Could this be an explanation for why the Democratically-controlled Congress hasn't passed much of their promised legislation?

It's part of it, just like when Democrats stymied Federal judicial appointments. Not that Democrats were doing anything new at the time Republicans seem to feel obligated to return the favor. This is part of the gradual erosion of Congressional effectiveness that follows the national trend towards ideological partisanship.

 

Republicans should change this strategy, IMO. We need the student loan legislation and other education spending changes, we need the immigration compromise (one of the best examples of the strength of compromise in recent years, IMO), and we need other measures passed as well. Republicans have been telling us for six years about the President's prerogatives having won the election(s). How about letting Congress exercise its prerogatives after the election(s)?

 

But the only thing that's going to change this is for people to stand up and tell them to knock it off. Apparently an approval rating south of the President's just isn't enough.

You know, so many people shake their heads and make the argument that an Independent president would be ineffective, not having any Independent legislators to support him.

 

But I wonder if it would be exactly the opposite. Couldn't an independent president compliment a divided house and promote bipartisanship better than either party can? I mean, if he isn't on either team, then it's not like one side is "giving in" to the other.

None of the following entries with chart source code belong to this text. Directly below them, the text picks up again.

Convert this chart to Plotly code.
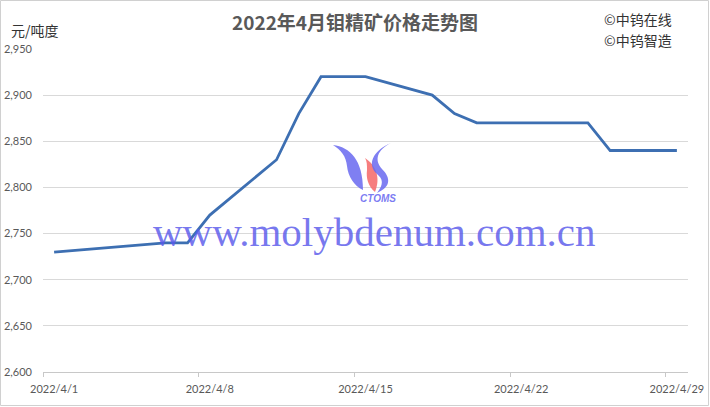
import plotly.graph_objects as go

# ---- data ----
dates = ["2022-04-01", "2022-04-06", "2022-04-07", "2022-04-08", "2022-04-11",
         "2022-04-12", "2022-04-13", "2022-04-14", "2022-04-15", "2022-04-18",
         "2022-04-19", "2022-04-20", "2022-04-21", "2022-04-22", "2022-04-25",
         "2022-04-26", "2022-04-27", "2022-04-28", "2022-04-29"]
prices = [2730, 2740, 2740, 2770, 2830,
          2880, 2920, 2920, 2920, 2900,
          2880, 2870, 2870, 2870, 2870,
          2840, 2840, 2840, 2840]
tick_dates = ["2022-04-01", "2022-04-08", "2022-04-15", "2022-04-22", "2022-04-29"]
tick_labels = ["2022/4/1", "2022/4/8", "2022/4/15", "2022/4/22", "2022/4/29"]

W, H = 710, 407
L, R, T, B = 43, 22, 49, 35
PW, PH = W - L - R, H - T - B

def px(x):
    return (x - L) / PW

def py(y):
    return (H - B - y) / PH

def path(segs):
    out = []
    for s in segs:
        cmd = s[0]
        nums = s[1:]
        pts = []
        for i in range(0, len(nums), 2):
            pts.append(f"{px(nums[i]):.5f},{py(nums[i+1]):.5f}")
        out.append(cmd + " " + " ".join(pts))
    return " ".join(out) + " Z"

fig = go.Figure()
fig.add_trace(go.Scatter(
    x=[d + " 12:00" for d in dates], y=prices, mode="lines",
    line=dict(color="#3d6fb2", width=2.8), hoverinfo="x+y"))

shapes = []
# outer chart border
shapes.append(dict(type="rect", xref="paper", yref="paper",
                   x0=px(0.5), y0=py(405.5), x1=px(708.5), y1=py(0.5),
                   line=dict(color="#d0d0d0", width=1), layer="below"))
# logo swooshes
blue = "rgba(105,105,240,0.85)"
red = "rgba(245,112,112,0.9)"
left = path([("M", 333, 145), ("C", 350, 147, 363, 160, 363, 190),
             ("C", 354, 186, 348, 176, 347, 166), ("C", 346, 156, 341, 150, 333, 145)])
mid = path([("M", 365, 158), ("C", 376, 165, 381, 178, 375, 192),
            ("C", 368, 186, 366, 178, 367, 170), ("C", 367, 165, 367, 161, 365, 158)])
right = path([("M", 391, 143), ("C", 377, 150, 374, 160, 382, 169),
              ("C", 391, 178, 391, 187, 377, 193), ("C", 384, 184, 383, 179, 377, 174),
              ("C", 367, 165, 372, 151, 391, 143)])
for p, c in [(left, blue), (mid, red), (right, blue)]:
    shapes.append(dict(type="path", xref="paper", yref="paper", path=p,
                       fillcolor=c, line=dict(width=0)))

def ann(text, x, y, size, color, family="Noto Sans CJK SC", xanchor="center"):
    return dict(text=text, x=px(x), y=py(y), xref="paper", yref="paper",
                xanchor=xanchor, yanchor="middle", showarrow=False,
                font=dict(family=family, size=size, color=color))

annotations = [
    ann("<b>2022年4月钼精矿价格走势图</b>", 355, 22, 19, "#595959"),
    ann("元/吨度", 9, 30, 14, "#333333", xanchor="left"),
    ann("©中钨在线", 602, 19, 14, "#333333", xanchor="left"),
    ann("©中钨智造", 602, 40, 14, "#333333", xanchor="left"),
    ann("<i><b>CTOMS</b></i>", 378, 198, 10, "rgba(100,100,240,0.85)", family="Liberation Sans"),
    ann("www.molybdenum.com.cn", 374, 232, 41, "rgba(90,90,235,0.82)", family="Liberation Serif"),
]

fig.update_layout(
    width=W, height=H,
    margin=dict(l=L, r=R, t=T, b=B, pad=0, autoexpand=False),
    paper_bgcolor="white", plot_bgcolor="white",
    showlegend=False,
    shapes=shapes, annotations=annotations,
    xaxis=dict(
        type="date", range=["2022-04-01", "2022-04-30"], automargin=False,
        tickvals=[d + " 12:00" for d in tick_dates], ticktext=tick_labels,
        ticks="", showgrid=False, showline=True, linecolor="#c8c8c8", linewidth=1,
        tickfont=dict(family="Lato", size=11, color="#595959"),
        ticklabelstandoff=7,
        minor=dict(ticks="outside", tick0="2022-04-01", dtick=7 * 86400000,
                   ticklen=4, tickcolor="#c8c8c8", showgrid=False),
        zeroline=False, fixedrange=True),
    yaxis=dict(
        range=[2600, 2950], dtick=50, tickformat=",", automargin=False,
        showgrid=True, gridcolor="#d9d9d9", gridwidth=1,
        showline=False, ticks="", zeroline=False,
        tickfont=dict(family="Lato", size=11, color="#595959"),
        ticklabelstandoff=10, fixedrange=True),
)

fig.write_html("out.html", config={"displayModeBar": False},
               post_script="document.body.style.margin='0';document.body.style.overflow='hidden';")
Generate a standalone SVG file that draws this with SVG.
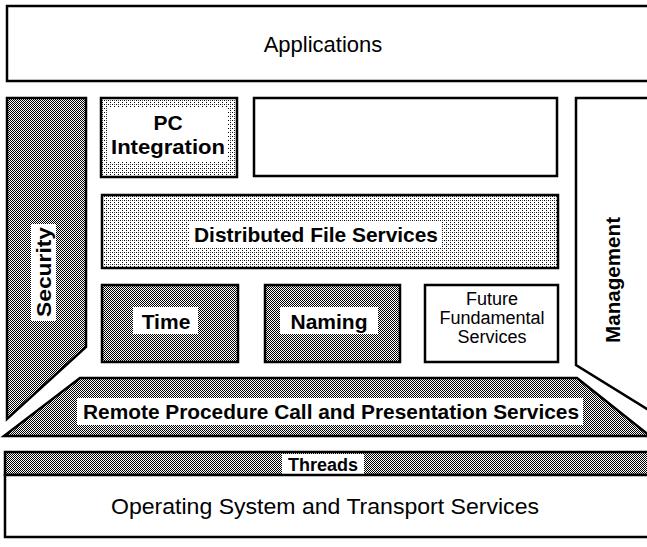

Couldn't an independent president compliment a divided house and promote bipartisanship better than either party can? I mean, if he isn't on either team, then it's not like one side is "giving in" to the other.

 

I remember the good ol' days, when The Economist preferred Bush to Gore on the ground that Bush was capable of bipartisanship (now they call him the "partisan-in-chief").

 

It would certainly be interesting to see how the American system would work if all the presidential candidates were NOT nominated by a major party.

It would certainly be interesting to see how the American system would work if all the presidential candidates were NOT nominated by a major party.

 

Bold added.

 

I think the problem is that it wouldn't. Very very few people pay attention to the candidates. They either vote for who looks the best, or who sounds prettiest, or who their party supports.